23/03/2020
Civil - Personnes et familles, Bien et patrimoine
La nationalité française conférée par décret peut être retirée par décret, dans les deux ans à compter de la découverte de la fraude, dès lors que le demandeur a volontairement dissimulé un changement de sa situation.
La requérante demande l’annulation pour excès de pouvoir de ce décret.
Elle soutient que son union relève du droit coutumier libanais et n’a été considérée comme un mariage qu’à compter de son enregistrement par l’état civil libanais le 5 février 2012, donc postérieurement à sa naturalisation. Cette union ne constituait donc pas, selon la requérante, un changement dans sa situation familiale devant être rapporté aux autorités françaises.
Le Conseil d’État ne fait pas la même analyse de la situation que l’intéressée et se fonde sur les dispositions de l'article 21-16 du code civil aux termes duquel " Nul ne peut être naturalisé s'il n'a en France sa résidence au moment de la signature du décret de naturalisation ". Le fait même que la requérante ait procédé à cette union coutumière laisse présumer que sa résidence est au Liban. Elle a choisi de « volontairement » dissimuler sa situation aux autorités françaises alors même qu’elle maîtrise la langue France et avait signé une attestation sur l’honneur. La Haute juridiction considère donc qu’en « rapportant sa naturalisation, dans le délai de deux ans à compter de la découverte de la fraude, le ministre de l'intérieur n'a pas méconnu les dispositions de l'article 27-2 du code civil ».

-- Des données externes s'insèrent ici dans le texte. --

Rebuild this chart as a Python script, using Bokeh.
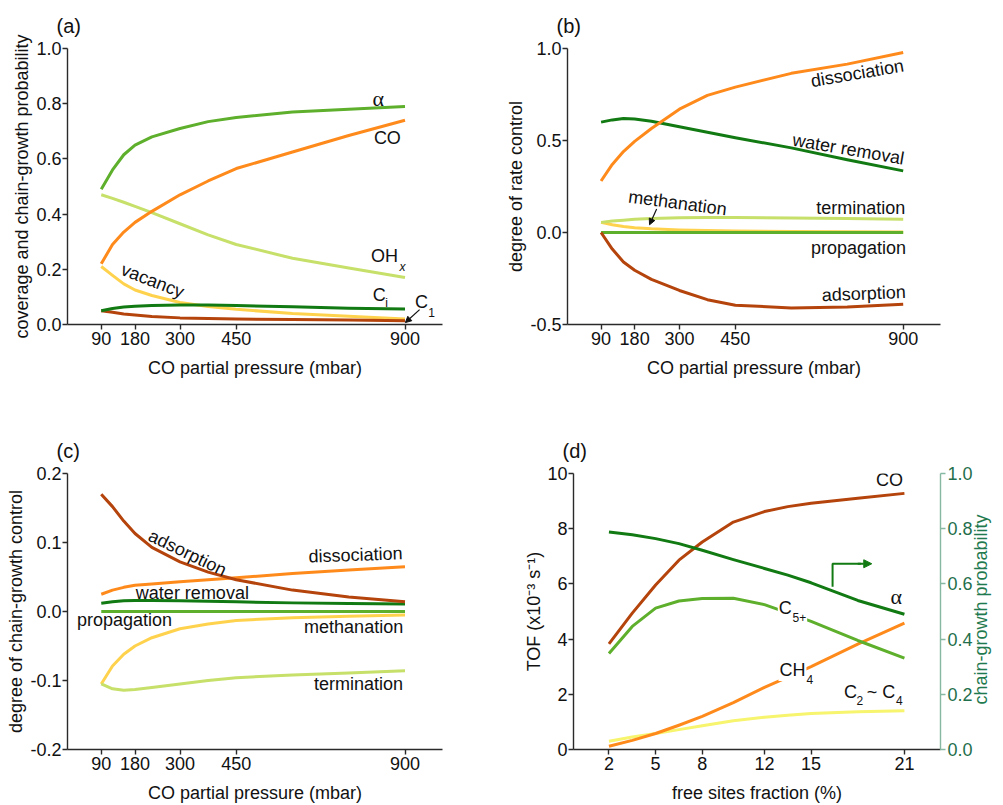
import math
from bokeh.plotting import figure
from bokeh.layouts import row, column
from bokeh.models import (Label, Arrow, NormalHead, FixedTicker, NumeralTickFormatter,
                          LinearAxis, Range1d)
from bokeh.embed import file_html
from bokeh.resources import INLINE

# ---------------- data ----------------
# panels (a)-(c): CO partial pressure (mbar)
p_co = [90, 120, 150, 180, 225, 300, 375, 450, 600, 750, 900]
x_ticks_p = [90, 180, 300, 450, 900]

# (a) coverage and chain-growth probability
a_alpha = [0.49, 0.56, 0.615, 0.65, 0.68, 0.71, 0.735, 0.75, 0.77, 0.78, 0.79]
a_co = [0.22, 0.29, 0.335, 0.37, 0.41, 0.47, 0.52, 0.565, 0.625, 0.685, 0.74]
a_ohx = [0.47, 0.457, 0.443, 0.428, 0.405, 0.365, 0.325, 0.29, 0.24, 0.205, 0.17]
a_vacancy = [0.21, 0.178, 0.147, 0.125, 0.105, 0.08, 0.065, 0.055, 0.04, 0.03, 0.02]
a_ci = [0.05, 0.058, 0.063, 0.066, 0.069, 0.071, 0.071, 0.069, 0.064, 0.059, 0.056]
a_c1 = [0.05, 0.044, 0.038, 0.034, 0.029, 0.024, 0.022, 0.02, 0.018, 0.016, 0.014]

# (b) degree of rate control
b_dissociation = [0.28, 0.37, 0.44, 0.495, 0.565, 0.67, 0.745, 0.79, 0.865, 0.915, 0.978]
b_water = [0.60, 0.612, 0.62, 0.617, 0.605, 0.575, 0.545, 0.515, 0.46, 0.395, 0.335]
b_termination = [0.055, 0.062, 0.067, 0.072, 0.076, 0.08, 0.081, 0.081, 0.079, 0.076, 0.072]
b_methanation = [0.055, 0.042, 0.033, 0.026, 0.02, 0.014, 0.011, 0.008, 0.006, 0.004, 0.003]
b_propagation = [0.0, 0.0, 0.0, 0.0, 0.0, 0.0, 0.0, 0.0, 0.0, 0.0, 0.0]
b_adsorption = [0.0, -0.09, -0.16, -0.205, -0.255, -0.315, -0.365, -0.395, -0.41, -0.405, -0.39]

# (c) degree of chain-growth control
c_adsorption = [0.17, 0.152, 0.131, 0.113, 0.093, 0.072, 0.057, 0.046, 0.031, 0.021, 0.014]
c_dissociation = [0.025, 0.031, 0.035, 0.038, 0.040, 0.043, 0.046, 0.049, 0.055, 0.060, 0.065]
c_water = [0.012, 0.014, 0.0155, 0.016, 0.016, 0.0155, 0.015, 0.014, 0.0125, 0.0115, 0.011]
c_propagation = [0.0, 0.0, 0.0, 0.0, 0.0, 0.0, 0.0, 0.0, 0.0, 0.0, 0.0]
c_methanation = [-0.105, -0.079, -0.062, -0.050, -0.038, -0.025, -0.018, -0.013, -0.009, -0.007, -0.005]
c_termination = [-0.105, -0.112, -0.114, -0.113, -0.110, -0.105, -0.100, -0.096, -0.092, -0.089, -0.086]

# (d) TOF vs free sites fraction (%)
free_sites = [2, 3.5, 5, 6.5, 8, 10, 12, 13.5, 15, 18, 21]
x_ticks_d = [2, 5, 8, 12, 15, 21]
d_co = [3.83, 4.94, 5.96, 6.86, 7.52, 8.24, 8.62, 8.80, 8.92, 9.10, 9.28]
d_c5 = [3.48, 4.46, 5.12, 5.38, 5.47, 5.48, 5.25, 4.95, 4.64, 3.95, 3.31]
d_ch4 = [0.12, 0.33, 0.58, 0.88, 1.20, 1.70, 2.25, 2.62, 3.00, 3.82, 4.58]
d_c24 = [0.30, 0.45, 0.58, 0.72, 0.86, 1.04, 1.17, 1.24, 1.30, 1.37, 1.40]
d_alpha = [0.788, 0.778, 0.764, 0.746, 0.722, 0.688, 0.656, 0.632, 0.604, 0.54, 0.49]

# ---------------- style ----------------
FONT = "Liberation Sans"
SERIF = "Liberation Serif"
TXT = "#111111"
AX = "#2a2a2a"
BROWN = "#B4440C"
ORANGE = "#FF8A1C"
DKGREEN = "#127A12"
MDGREEN = "#5EAF2C"
LTGREEN = "#C6E06A"
YELLOW = "#FFD24E"
LTYELLOW = "#F7F46E"
RAX_LINE = "#86B8A2"
RAX_TXT = "#1F6F4C"
LW = 3


def style_axis(ax, line=AX, txt=TXT):
    ax.axis_line_color = line
    ax.axis_line_width = 1.4
    ax.major_tick_line_color = line
    ax.major_tick_line_width = 1.4
    ax.major_tick_in = 0
    ax.major_tick_out = 5
    ax.minor_tick_line_color = None
    ax.major_label_text_font = FONT
    ax.major_label_text_font_size = "18px"
    ax.major_label_text_color = txt
    ax.axis_label_text_font = FONT
    ax.axis_label_text_font_size = "18px"
    ax.axis_label_text_font_style = "normal"
    ax.axis_label_text_color = txt


def make_fig(w, h, bl, br, bt, bb, xr, yr, xt, yt, yfmt, title, xlabel,
             ylabel, ystand):
    p = figure(width=w, height=h, x_range=Range1d(*xr), y_range=Range1d(*yr),
               output_backend="svg", toolbar_location=None,
               min_border_left=bl, min_border_right=br,
               min_border_top=bt, min_border_bottom=bb)
    p.grid.visible = False
    p.outline_line_color = None
    p.background_fill_color = "white"
    p.border_fill_color = "white"
    p.title.text = title
    p.title.text_font = FONT
    p.title.text_font_size = "20px"
    p.title.text_font_style = "normal"
    p.title.text_color = TXT
    p.title.align = "left"
    p.title.offset = -11
    p.title.standoff = 24
    style_axis(p.xaxis[0])
    style_axis(p.yaxis[0])
    p.xaxis[0].ticker = FixedTicker(ticks=xt)
    p.xaxis[0].major_label_standoff = 2
    p.xaxis[0].axis_label = xlabel
    p.xaxis[0].axis_label_standoff = 10
    p.yaxis[0].ticker = FixedTicker(ticks=yt)
    p.yaxis[0].formatter = NumeralTickFormatter(format=yfmt)
    p.yaxis[0].major_label_standoff = 1
    p.yaxis[0].axis_label = ylabel
    p.yaxis[0].axis_label_standoff = ystand
    return p


def curve(p, x, y, color, **kw):
    p.line(x, y, line_color=color, line_width=LW, line_join="round", **kw)


def lab(p, x, y, text, size="18px", angle=0.0, font=FONT, style="normal",
        color=TXT, align="center", bg=None):
    l = Label(x=x, y=y, text=text, text_font=font, text_font_size=size,
              text_font_style=style, text_color=color, angle=angle,
              text_align=align, text_baseline="middle")
    if bg is not None:
        l.background_fill_color = bg
        l.padding = 1
    p.add_layout(l)
    return l


XLAB = "CO partial pressure (mbar)"

# ---------------- panel (a) ----------------
pa = make_fig(490, 400, 67, 48, 47, 76, (0, 1000), (0, 1.0), x_ticks_p,
              [0, 0.2, 0.4, 0.6, 0.8, 1.0], "0.0", "(a)", XLAB,
              "coverage and chain-growth probability", 1)
curve(pa, p_co, a_vacancy, YELLOW)
curve(pa, p_co, a_c1, BROWN)
curve(pa, p_co, a_ci, DKGREEN)
curve(pa, p_co, a_ohx, LTGREEN)
curve(pa, p_co, a_co, ORANGE)
curve(pa, p_co, a_alpha, MDGREEN)
lab(pa, 829, 0.82, "α", size="22px", font=SERIF)
lab(pa, 853, 0.675, "CO")
lab(pa, 845, 0.249, "OH")
lab(pa, 893, 0.209, "x", size="12px", style="italic")
lab(pa, 227, 0.159, "vacancy", angle=-0.37)
lab(pa, 831, 0.108, "C")
lab(pa, 851, 0.079, "i", size="12px")
lab(pa, 944, 0.083, "C")
lab(pa, 971, 0.043, "1", size="12px")
pa.add_layout(Arrow(x_start=939, y_start=0.054, x_end=901, y_end=0.007,
                    line_color=TXT, line_width=1.2,
                    end=NormalHead(size=6, fill_color=TXT, line_color=TXT)))

# ---------------- panel (b) ----------------
pb = make_fig(513, 400, 77, 63, 47, 76, (0, 1000), (-0.5, 1.0), x_ticks_p,
              [-0.5, 0.0, 0.5, 1.0], "0.0", "(b)", XLAB,
              "degree of rate control", 1)
curve(pb, p_co, b_methanation, YELLOW)
curve(pb, p_co, b_termination, LTGREEN)
curve(pb, p_co, b_propagation, MDGREEN)
curve(pb, p_co, b_adsorption, BROWN)
curve(pb, p_co, b_water, DKGREEN)
curve(pb, p_co, b_dissociation, ORANGE)
lab(pb, 777, 0.865, "dissociation", angle=0.17)
lab(pb, 753, 0.453, "water removal", angle=-0.17)
lab(pb, 786, 0.134, "termination")
lab(pb, 295, 0.161, "methanation", angle=-0.13)
pb.add_layout(Arrow(x_start=239, y_start=0.128, x_end=220, y_end=0.042,
                    line_color=TXT, line_width=1.2,
                    end=NormalHead(size=6, fill_color=TXT, line_color=TXT)))
lab(pb, 780, -0.083, "propagation")
lab(pb, 794, -0.332, "adsorption", angle=0.04)

# ---------------- panel (c) ----------------
pc = make_fig(490, 405, 67, 48, 73, 54, (0, 1000), (-0.2, 0.2), x_ticks_p,
              [-0.2, -0.1, 0.0, 0.1, 0.2], "0.0", "(c)", XLAB,
              "degree of chain-growth control", 1)
curve(pc, p_co, c_methanation, YELLOW)
curve(pc, p_co, c_termination, LTGREEN)
curve(pc, p_co, c_propagation, MDGREEN)
curve(pc, p_co, c_water, DKGREEN)
curve(pc, p_co, c_dissociation, ORANGE)
curve(pc, p_co, c_adsorption, BROWN)
lab(pc, 320, 0.085, "adsorption", angle=-0.45)
lab(pc, 768, 0.082, "dissociation", angle=0.035)
lab(pc, 333, 0.027, "water removal")
lab(pc, 152, -0.013, "propagation")
lab(pc, 763, -0.022, "methanation")
lab(pc, 776, -0.105, "termination")

# ---------------- panel (d) ----------------
pd_ = make_fig(513, 405, 83, 56, 73, 54, (-0.28, 23.32), (0, 10), x_ticks_d,
               [0, 2, 4, 6, 8, 10], "0", "(d)", "free sites fraction (%)",
               "TOF (x10\u207b\u00b3 s\u207b\u00b9)", 0)
pd_.extra_y_ranges = {"prob": Range1d(0, 1.0)}
rax = LinearAxis(y_range_name="prob")
style_axis(rax, line=RAX_LINE, txt=RAX_TXT)
rax.ticker = FixedTicker(ticks=[0, 0.2, 0.4, 0.6, 0.8, 1.0])
rax.formatter = NumeralTickFormatter(format="0.0")
rax.major_label_standoff = 2
rax.axis_label_standoff = 5
rax.axis_label_text_color = "#1F7A4F"
RLAB = "chain-growth probability"
if hasattr(rax, "axis_label_orientation") and hasattr(rax, "axis_label_align"):
    rax.axis_label_orientation = math.pi / 2
    rax.axis_label_align = "start"
    rax.axis_label = "\u00a0" * 9 + RLAB
else:
    rax.axis_label = RLAB
pd_.add_layout(rax, "right")
curve(pd_, free_sites, d_c24, LTYELLOW)
curve(pd_, free_sites, d_ch4, ORANGE)
curve(pd_, free_sites, d_c5, MDGREEN)
curve(pd_, free_sites, d_co, BROWN)
curve(pd_, free_sites, d_alpha, DKGREEN, y_range_name="prob")
lab(pd_, 20.04, 9.75, "CO")
lab(pd_, 20.48, 5.54, "α", size="22px", font=SERIF)
lab(pd_, 13.34, 5.14, "C", bg="white")
lab(pd_, 14.24, 4.78, "5+", size="12px", bg="white")
lab(pd_, 13.8, 2.88, "CH", bg="white")
lab(pd_, 14.92, 2.55, "4", size="12px", bg="white")
lab(pd_, 17.54, 2.09, "C")
lab(pd_, 18.14, 1.76, "2", size="12px")
lab(pd_, 18.58, 2.09, "~ C", align="left")
lab(pd_, 20.67, 1.76, "4", size="12px")
pd_.line([16.38, 16.38, 18.2], [5.9, 6.73, 6.73], line_color=DKGREEN, line_width=2)
pd_.add_layout(Arrow(x_start=18.0, y_start=6.73, x_end=18.9, y_end=6.73,
                     line_color=DKGREEN, line_width=2,
                     end=NormalHead(size=8, fill_color=DKGREEN, line_color=DKGREEN)))

layout = column(row(pa, pb), row(pc, pd_))
open("out.html", "w").write(file_html(layout, INLINE))
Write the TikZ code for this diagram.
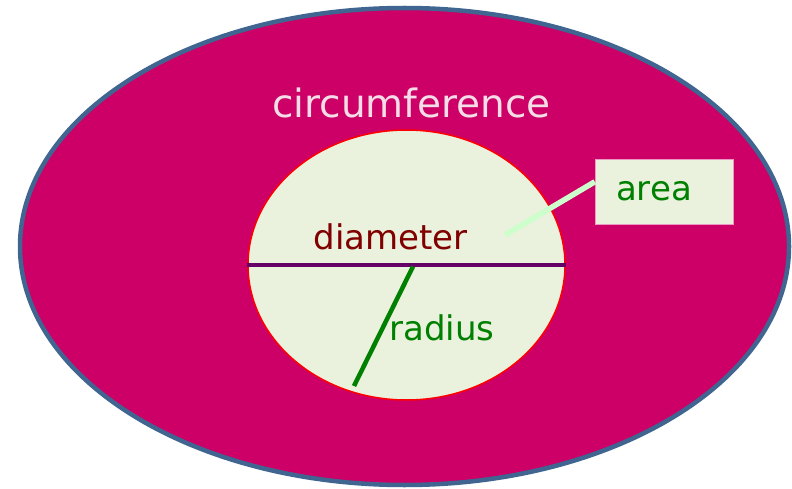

Le Conseil d’État rappelle que tout ce qui est attaché aux conditions et à la perte de la nationalité relève de la compétence souveraine des États membres de l’UE. Il importe cependant que cette sanction, pour être conforme au droit de l’Union réponde à des « motifs d’intérêt général et doit être proportionnée à la gravité des faits qui la fondent, au délai écoulé depuis l'acquisition de la nationalité et à la possibilité pour l'intéressé de recouvrer une autre nationalité ». Or, en l’espèce, la requérante a volontairement dissimulé des faits afin d’obtenir sa naturalisation. Sans être contraires au droit de l’Union, les dispositions de l’article 27-2 du code civil permettaient donc au ministre de l’Intérieur de retirer la nationalité française à la requérante et par ricochet, à ses deux enfants mineurs.
Enfin, le Conseil d’État précise qu’un décret tel que celui en cause, n’a pas d’incidence sur le droit de séjour de la personne visée ainsi que les membres de sa famille. Il n’affecte donc pas le droit au respect de sa vie familiale. Mais il « affecte un élément constitutif de l’identité de la personne » visée et peut avoir des conséquences sur le droit au respect de sa vie privée. Néanmoins, la Haute juridiction considère que le décret en cause a été pris sur des motifs suffisants et compte tenu de la situation de la requérante et de ses enfants ainsi que la date à laquelle le décret est intervenu, il ne peut être regardé comme ayant porté une atteinte disproportionnée au droit au respect de leur vie privée.
La demande d’annulation pour excès de pouvoir du décret est donc rejetée.